Happiest Minds UK discusses the new-age deception technologies UK businesses should adopt to bolster their cyber-security defences
The recent TalkTalk cyber-security breach has brought the issue of security firmly back into the public’s psyche and has put both government and organisations on high alert. It seems that regardless of your vertical market, be it finance, technology or banking, the threat of a cyber breach is pretty much imminent. Only today I read an article which outlined that Britain’s Trident nuclear weapons system may be vulnerable to cyber-attack by a hostile state, according to former defence secretary Des Brown.
So, despite the UK being one of the highest EU spenders on IT security, existing cyber security solutions are simply not good enough to stop malicious hackers and evolving threats. It’s little wonder why Chancellor George Osborne has pledged to spend an additional £1.9 billion on cyber security and has committed to the creation of a ‘National Cyber Centre’ to respond to major attacks on Britain.
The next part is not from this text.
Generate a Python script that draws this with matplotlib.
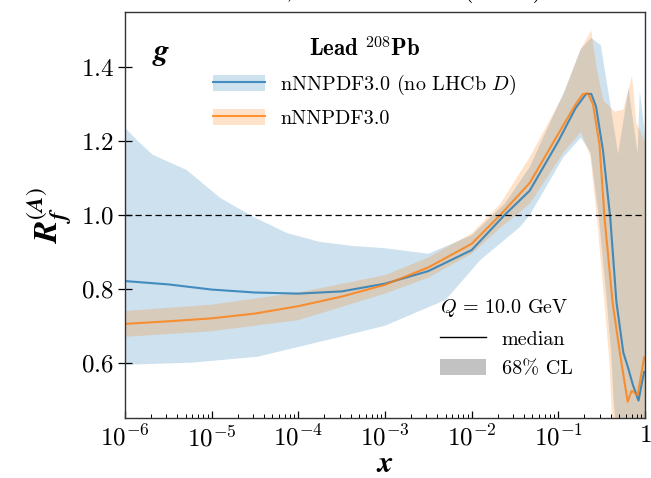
import numpy as np
import matplotlib
matplotlib.use("Agg")
import matplotlib.pyplot as plt
from matplotlib.lines import Line2D
from matplotlib.patches import Patch
from matplotlib.ticker import FixedLocator, FuncFormatter, LogLocator, NullFormatter

plt.rcParams.update({
    "font.family": "serif",
    "font.serif": ["cmr10"],
    "mathtext.fontset": "cm",
    "axes.formatter.use_mathtext": True,
})

# ---- gluon nuclear modification R_f^(A) for lead, Q = 10 GeV ----
# medians, given at log10(x)
noD_logx = [-6, -5.5, -5, -4.5, -4, -3.5, -3, -2.5, -2, -1.62, -1.33, -1, -0.8,
            -0.68, -0.62, -0.565, -0.485, -0.40, -0.33, -0.25, -0.2, -0.14,
            -0.075, -0.04, -0.01]
noD_median = [0.821, 0.812, 0.798, 0.790, 0.787, 0.793, 0.814, 0.848, 0.905,
              1.0, 1.066, 1.20, 1.29, 1.328, 1.328, 1.294, 1.175, 0.99, 0.765,
              0.627, 0.59, 0.54, 0.497, 0.54, 0.575]

nom_logx = [-6, -5.5, -5, -4.5, -4, -3.5, -3, -2.5, -2, -1.67, -1.33, -1, -0.8,
            -0.72, -0.66, -0.6, -0.525, -0.466, -0.375, -0.29, -0.2, -0.154,
            -0.085, -0.01]
nom_median = [0.705, 0.712, 0.720, 0.733, 0.753, 0.779, 0.811, 0.858, 0.922,
              1.0, 1.087, 1.22, 1.30, 1.327, 1.33, 1.30, 1.19, 0.99, 0.765,
              0.627, 0.494, 0.524, 0.512, 0.614]

# 68% CL band edges
noD_up_logx = [-6, -5.85, -5.68, -5.29, -4.9, -4.52, -4.13, -3.75, -3.37, -3,
               -2.5, -2, -1.62, -1.33, -0.94, -0.74, -0.62, -0.51, -0.4, -0.31,
               -0.19, -0.085, -0.06, 0]
noD_up = [1.236, 1.20, 1.163, 1.122, 1.046, 0.995, 0.951, 0.927, 0.916, 0.91,
          0.895, 0.945, 1.03, 1.13, 1.33, 1.45, 1.48, 1.46, 1.30, 1.165, 1.344,
          1.165, 1.336, 1.217]
noD_lo_logx = [-6, -5.23, -4.47, -3.69, -3, -2.3, -1.9, -1.44, -1.33, -0.94,
               -0.74, -0.63, -0.535, -0.44, -0.39, -0.36, -0.3, 0]
noD_lo = [0.594, 0.60, 0.616, 0.66, 0.70, 0.77, 0.878, 0.968, 1.0, 1.157, 1.21,
          1.17, 1.0, 0.765, 0.627, 0.49, 0.35, 0.35]

nom_up_logx = [-6, -5, -4, -3, -2.5, -2, -1.67, -1.33, -0.94, -0.74, -0.62,
               -0.56, -0.48, -0.35, -0.25, -0.15, -0.1, 0]
nom_up = [0.74, 0.757, 0.79, 0.837, 0.885, 0.95, 1.03, 1.157, 1.326, 1.45,
          1.50, 1.40, 1.31, 1.28, 1.285, 1.377, 1.25, 1.2]
nom_lo_logx = [-6, -5, -4, -3, -2.5, -2, -1.67, -1.33, -0.94, -0.74, -0.63,
               -0.55, -0.46, -0.41, -0.38, -0.3, 0]
nom_lo = [0.67, 0.685, 0.715, 0.787, 0.83, 0.895, 0.965, 1.03, 1.17, 1.225,
          1.16, 0.98, 0.74, 0.6, 0.45, 0.35, 0.35]

x_ticks = [1e-6, 1e-5, 1e-4, 1e-3, 1e-2, 1e-1, 1]
y_ticks = [0.6, 0.8, 1.0, 1.2, 1.4]

label_noD = r"nNNPDF3.0 (no LHCb $D$)"
label_nom = "nNNPDF3.0"

c_blue = "#1f77b4"
c_orange = "#ff7f0e"
band_alpha = 0.22


def band_polygon(up_logx, up, lo_logx, lo):
    xs = np.concatenate([10.0 ** np.array(up_logx), 10.0 ** np.array(lo_logx)[::-1]])
    ys = np.concatenate([np.array(up), np.array(lo)[::-1]])
    return xs, ys


fig = plt.figure(figsize=(6.51, 4.78), dpi=100)
ax = fig.add_axes([125 / 651, 1 - 418 / 478, 520 / 651, 406 / 478])

bx, by = band_polygon(noD_up_logx, noD_up, noD_lo_logx, noD_lo)
ax.fill(bx, by, color=c_blue, alpha=band_alpha, lw=0)
ox, oy = band_polygon(nom_up_logx, nom_up, nom_lo_logx, nom_lo)
ax.fill(ox, oy, color=c_orange, alpha=band_alpha, lw=0)

ax.plot(10.0 ** np.array(noD_logx), noD_median, color=c_blue, lw=1.5, alpha=0.8)
ax.plot(10.0 ** np.array(nom_logx), nom_median, color=c_orange, lw=1.5, alpha=0.8)

ax.axhline(1.0, color="black", lw=0.9, ls=(0, (5, 3)))

ax.set_xscale("log")
ax.set_xlim(1e-6, 1)
ax.set_ylim(0.45, 1.55)

ax.xaxis.set_major_locator(FixedLocator(x_ticks))
ax.xaxis.set_major_formatter(FuncFormatter(
    lambda v, p: "$1$" if v == 1 else r"$10^{%d}$" % round(np.log10(v))))
ax.xaxis.set_minor_locator(LogLocator(base=10, subs=np.arange(2, 10), numticks=20))
ax.xaxis.set_minor_formatter(NullFormatter())
ax.yaxis.set_major_locator(FixedLocator(y_ticks))
ax.yaxis.set_major_formatter(FuncFormatter(lambda v, p: "$%.1f$" % v))

ax.tick_params(axis="x", which="major", direction="in", length=5, width=0.9,
               labelsize=18, pad=5)
ax.tick_params(axis="x", which="minor", direction="in", length=3, width=0.7)
ax.tick_params(axis="y", which="major", direction="inout", length=10, width=0.9,
               labelsize=18, pad=3)
for s in ax.spines.values():
    s.set_color("#333333")
    s.set_linewidth(1.0)

ax.set_xlabel(r"$\mathbfit{x}$", fontsize=22, math_fontfamily="stix", labelpad=0)
ax.set_ylabel(r"$\mathbfit{R}_{\mathbfit{f}}^{(\mathbfit{A})}$", fontsize=24,
              math_fontfamily="stix", labelpad=4)

ax.text(0.052, 0.895, r"$\mathbfit{g}$", transform=ax.transAxes, fontsize=22,
        math_fontfamily="stix", ha="left", va="center")

# series legend
h_noD = (Patch(facecolor=c_blue, alpha=band_alpha, lw=0),
         Line2D([], [], color=c_blue, lw=1.5, alpha=0.8))
h_nom = (Patch(facecolor=c_orange, alpha=band_alpha, lw=0),
         Line2D([], [], color=c_orange, lw=1.5, alpha=0.8))
leg1 = ax.legend([h_noD, h_nom], [label_noD, label_nom],
                 title=r"$\mathbf{Lead}\ ^{208}\mathbf{Pb}$",
                 loc="upper left", bbox_to_anchor=(0.169, 0.94),
                 frameon=False, fontsize=14.5, title_fontsize=16.5,
                 borderpad=0, borderaxespad=0, handlelength=2.6,
                 handleheight=0.85, handletextpad=0.75, labelspacing=0.6)
ax.add_artist(leg1)

# scale / style legend
h_med = Line2D([], [], color="black", lw=1.0)
h_cl = Patch(facecolor="#c2c2c2", lw=0)
leg2 = ax.legend([h_med, h_cl], ["median", "68% CL"],
                 title=r"$Q\,=\,10.0$ GeV", alignment="left",
                 loc="upper left", bbox_to_anchor=(0.606, 0.297),
                 frameon=False, fontsize=14.5, title_fontsize=14.5,
                 borderpad=0, borderaxespad=0, handlelength=2.3,
                 handleheight=0.85, handletextpad=0.75, labelspacing=0.52)

fig.text(543 / 651, 1 + 4 / 478, "Nuclear ratio, nNNPDF3.0 (Lead)", fontsize=20,
         ha="right", va="baseline")

fig.savefig("out.png", dpi=100)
So, how do you solve a problem like cyber security? Well, the answer could well be to implement emerging deception technologies such as next-generation honeypots and decoy systems which, according to a new Gartner report entitled ‘Emerging Technology Analysis: Deception Techniques and Technologies Create Security Technology Business Opportunities’, could have a game changing impact on enterprise security strategies.
Deception technologies are effectively tools which deceive attackers and enable the identification and capture of malware at point of entry. They misdirect intruders and disrupt their activities at multiple points along the attack chain by luring them towards fake or non-existent data and away from the organisations critical data.
Let us look at a few of these technologies in greater detail:
Honeypots—or software emulations of an application or server—have been around for a few years now. A honeypot works by offering ‘honey’, something that appears attractive to an attacker, who will then expend his resources and time on gathering the honey. In the meanwhile, the honeypot does an admirable job of drawing his attention away from the actual data it seeks to protect.
Decoys are similar to honeypots and cause the attacker to pursue the wrong (fake) information. Many decoys act together to fill the attacker’s radar in a manner as to render it difficult for him to differentiate between real and fake targets.
However, organisations are now looking for more active defence strategies that not only lure in attackers, but also trap them, confound them and track their activity. One such deception technology offers an emulation engine masquerading as a run-of-the-mill operating system. The ‘operating system’ contains ‘sensitive’ data that could be attractive to attackers, for example data labelled ‘credit card info’. The platform will lure the attacker in by allowing him to ‘hack’ this fake data and in turn start gathering information about his movements and the codes that he seeks to modify. This intelligence can then be shared with other security tools, such as intrusion prevention systems, to defend against the attack.
A number of start-ups are designing various kinds of intrusion deception software that insert fake server files and URLs into applications. These traps are visible only to hackers and not normal users. An example of such a snare could be trapping hackers probing for random files by granting them access to bogus files that are a dead-end and merely keep leading them in circles towards more fake data. Or protecting the system against brute-force authentication by scrambling the attacker’s input so he can never get the password right, even if he does happen to type out the right code.
Other technologies set up fake IP addresses on webservers that, on multiple attempts to hack them, will always present a deception to that user. Other companies set up virtual systems or computers that actually have no data on them, and are indistinguishable from other machines on the network. Repeated intrusion into and unwarranted activity on these systems make it easy to identify hackers. The hackers’ movements and methods can then be analysed, and the data fed back into other threat detection solutions and tools.
Deception technologies therefore create baits or decoys that attract and deceive attackers, making it quicker for an organisation to detect a security breach. They increase the attacker’s workload and exhaust his resources. Certain solutions go beyond merely setting up decoys to also conduct forensic analysis on these attacks so the organisation can effectively defend its network and speedily mitigate security breaches. It may not be a ‘one size fits all’ answer to the cyber security conundrum, but it is certainly one more weapon in the organisation’s armory against hackers.